## Provided entries
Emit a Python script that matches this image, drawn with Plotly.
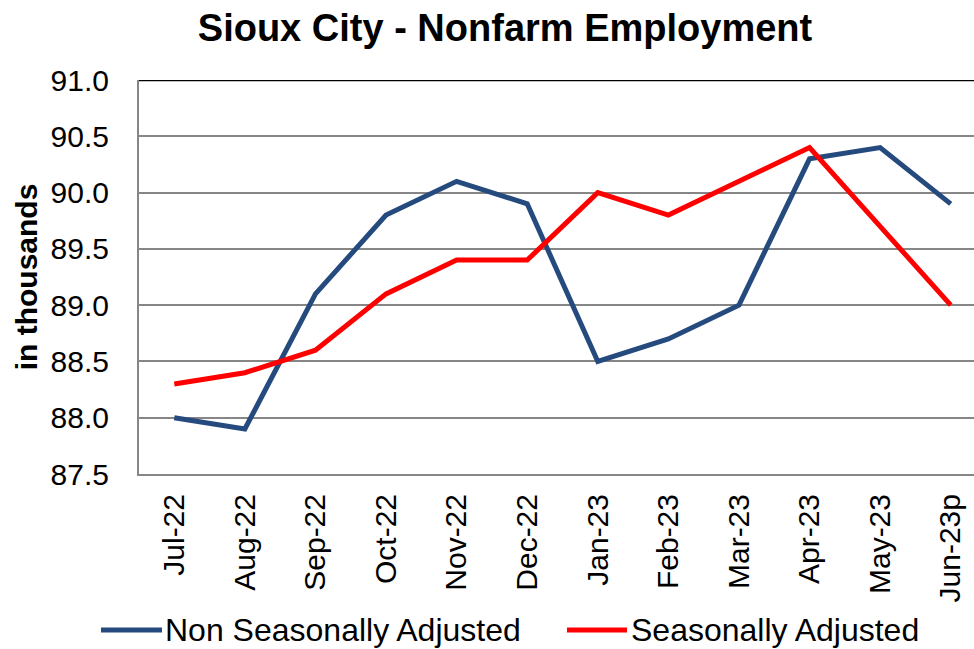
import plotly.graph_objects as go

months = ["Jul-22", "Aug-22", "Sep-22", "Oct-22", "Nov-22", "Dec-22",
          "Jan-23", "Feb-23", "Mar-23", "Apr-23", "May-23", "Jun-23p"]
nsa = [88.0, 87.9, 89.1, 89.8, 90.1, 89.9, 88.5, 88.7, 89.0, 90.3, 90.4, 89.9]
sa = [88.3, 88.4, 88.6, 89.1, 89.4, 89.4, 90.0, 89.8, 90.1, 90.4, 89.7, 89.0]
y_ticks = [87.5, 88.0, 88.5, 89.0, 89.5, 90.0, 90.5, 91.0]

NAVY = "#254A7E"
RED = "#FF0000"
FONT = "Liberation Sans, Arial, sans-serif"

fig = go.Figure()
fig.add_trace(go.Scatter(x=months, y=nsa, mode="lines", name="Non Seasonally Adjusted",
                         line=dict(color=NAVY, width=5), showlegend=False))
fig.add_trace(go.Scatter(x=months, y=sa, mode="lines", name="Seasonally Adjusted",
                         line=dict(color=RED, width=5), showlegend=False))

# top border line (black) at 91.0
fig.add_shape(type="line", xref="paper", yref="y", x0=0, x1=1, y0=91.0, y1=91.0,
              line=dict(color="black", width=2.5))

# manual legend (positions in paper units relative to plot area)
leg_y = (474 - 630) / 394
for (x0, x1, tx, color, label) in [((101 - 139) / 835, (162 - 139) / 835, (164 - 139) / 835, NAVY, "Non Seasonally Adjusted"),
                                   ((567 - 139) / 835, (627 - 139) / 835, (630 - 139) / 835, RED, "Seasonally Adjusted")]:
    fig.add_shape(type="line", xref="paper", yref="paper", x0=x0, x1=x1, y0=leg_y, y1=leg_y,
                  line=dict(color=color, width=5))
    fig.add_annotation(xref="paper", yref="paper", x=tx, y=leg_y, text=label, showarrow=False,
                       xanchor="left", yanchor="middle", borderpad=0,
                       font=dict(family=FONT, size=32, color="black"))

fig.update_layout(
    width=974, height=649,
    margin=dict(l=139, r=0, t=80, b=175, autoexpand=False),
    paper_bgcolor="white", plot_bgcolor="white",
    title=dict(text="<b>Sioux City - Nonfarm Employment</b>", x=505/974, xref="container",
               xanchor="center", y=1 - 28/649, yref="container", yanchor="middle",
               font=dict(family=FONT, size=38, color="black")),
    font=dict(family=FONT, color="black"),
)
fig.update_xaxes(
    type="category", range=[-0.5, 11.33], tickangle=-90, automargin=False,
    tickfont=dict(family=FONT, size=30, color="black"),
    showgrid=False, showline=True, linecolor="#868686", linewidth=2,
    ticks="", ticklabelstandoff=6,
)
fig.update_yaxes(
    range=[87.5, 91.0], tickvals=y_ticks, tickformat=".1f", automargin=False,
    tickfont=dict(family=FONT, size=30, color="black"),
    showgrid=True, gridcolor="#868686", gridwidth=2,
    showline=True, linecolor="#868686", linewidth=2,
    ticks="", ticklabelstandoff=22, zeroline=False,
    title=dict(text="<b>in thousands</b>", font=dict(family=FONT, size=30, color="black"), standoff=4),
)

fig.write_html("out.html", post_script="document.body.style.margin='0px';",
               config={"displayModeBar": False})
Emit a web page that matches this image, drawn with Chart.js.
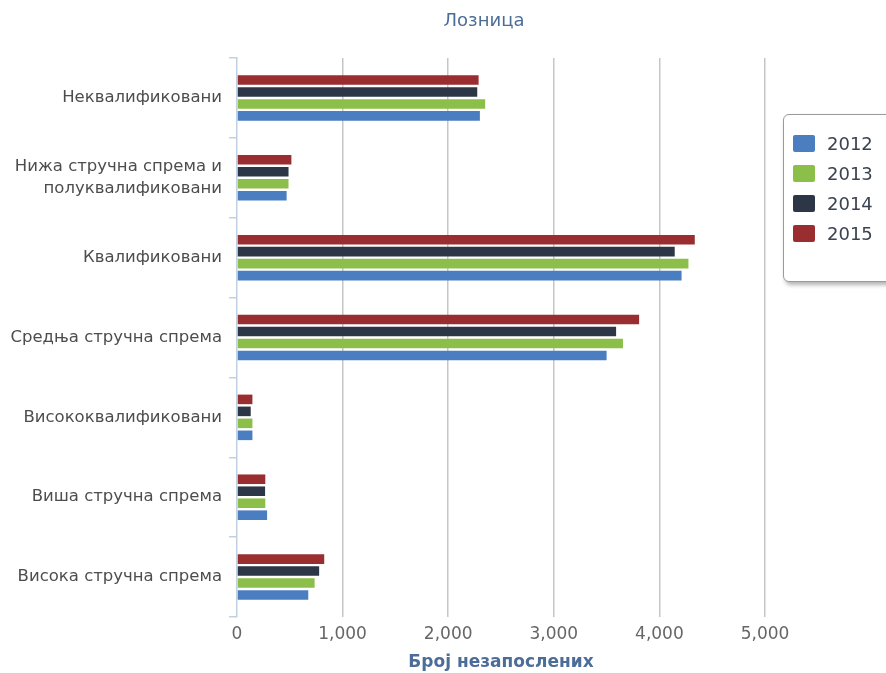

## What you need to do
Pictures appear in the records above. Output everything except them, exactly.

## Answer
Emit a Python script that matches this image, drawn with Plotly.
import plotly.graph_objects as go

months = ["Jul-22", "Aug-22", "Sep-22", "Oct-22", "Nov-22", "Dec-22",
          "Jan-23", "Feb-23", "Mar-23", "Apr-23", "May-23", "Jun-23p"]
nsa = [88.0, 87.9, 89.1, 89.8, 90.1, 89.9, 88.5, 88.7, 89.0, 90.3, 90.4, 89.9]
sa = [88.3, 88.4, 88.6, 89.1, 89.4, 89.4, 90.0, 89.8, 90.1, 90.4, 89.7, 89.0]
y_ticks = [87.5, 88.0, 88.5, 89.0, 89.5, 90.0, 90.5, 91.0]

NAVY = "#254A7E"
RED = "#FF0000"
FONT = "Liberation Sans, Arial, sans-serif"

fig = go.Figure()
fig.add_trace(go.Scatter(x=months, y=nsa, mode="lines", name="Non Seasonally Adjusted",
                         line=dict(color=NAVY, width=5), showlegend=False))
fig.add_trace(go.Scatter(x=months, y=sa, mode="lines", name="Seasonally Adjusted",
                         line=dict(color=RED, width=5), showlegend=False))

# top border line (black) at 91.0
fig.add_shape(type="line", xref="paper", yref="y", x0=0, x1=1, y0=91.0, y1=91.0,
              line=dict(color="black", width=2.5))

# manual legend (positions in paper units relative to plot area)
leg_y = (474 - 630) / 394
for (x0, x1, tx, color, label) in [((101 - 139) / 835, (162 - 139) / 835, (164 - 139) / 835, NAVY, "Non Seasonally Adjusted"),
                                   ((567 - 139) / 835, (627 - 139) / 835, (630 - 139) / 835, RED, "Seasonally Adjusted")]:
    fig.add_shape(type="line", xref="paper", yref="paper", x0=x0, x1=x1, y0=leg_y, y1=leg_y,
                  line=dict(color=color, width=5))
    fig.add_annotation(xref="paper", yref="paper", x=tx, y=leg_y, text=label, showarrow=False,
                       xanchor="left", yanchor="middle", borderpad=0,
                       font=dict(family=FONT, size=32, color="black"))

fig.update_layout(
    width=974, height=649,
    margin=dict(l=139, r=0, t=80, b=175, autoexpand=False),
    paper_bgcolor="white", plot_bgcolor="white",
    title=dict(text="<b>Sioux City - Nonfarm Employment</b>", x=505/974, xref="container",
               xanchor="center", y=1 - 28/649, yref="container", yanchor="middle",
               font=dict(family=FONT, size=38, color="black")),
    font=dict(family=FONT, color="black"),
)
fig.update_xaxes(
    type="category", range=[-0.5, 11.33], tickangle=-90, automargin=False,
    tickfont=dict(family=FONT, size=30, color="black"),
    showgrid=False, showline=True, linecolor="#868686", linewidth=2,
    ticks="", ticklabelstandoff=6,
)
fig.update_yaxes(
    range=[87.5, 91.0], tickvals=y_ticks, tickformat=".1f", automargin=False,
    tickfont=dict(family=FONT, size=30, color="black"),
    showgrid=True, gridcolor="#868686", gridwidth=2,
    showline=True, linecolor="#868686", linewidth=2,
    ticks="", ticklabelstandoff=22, zeroline=False,
    title=dict(text="<b>in thousands</b>", font=dict(family=FONT, size=30, color="black"), standoff=4),
)

fig.write_html("out.html", post_script="document.body.style.margin='0px';",
               config={"displayModeBar": False})
Emit a web page that matches this image, drawn with Chart.js.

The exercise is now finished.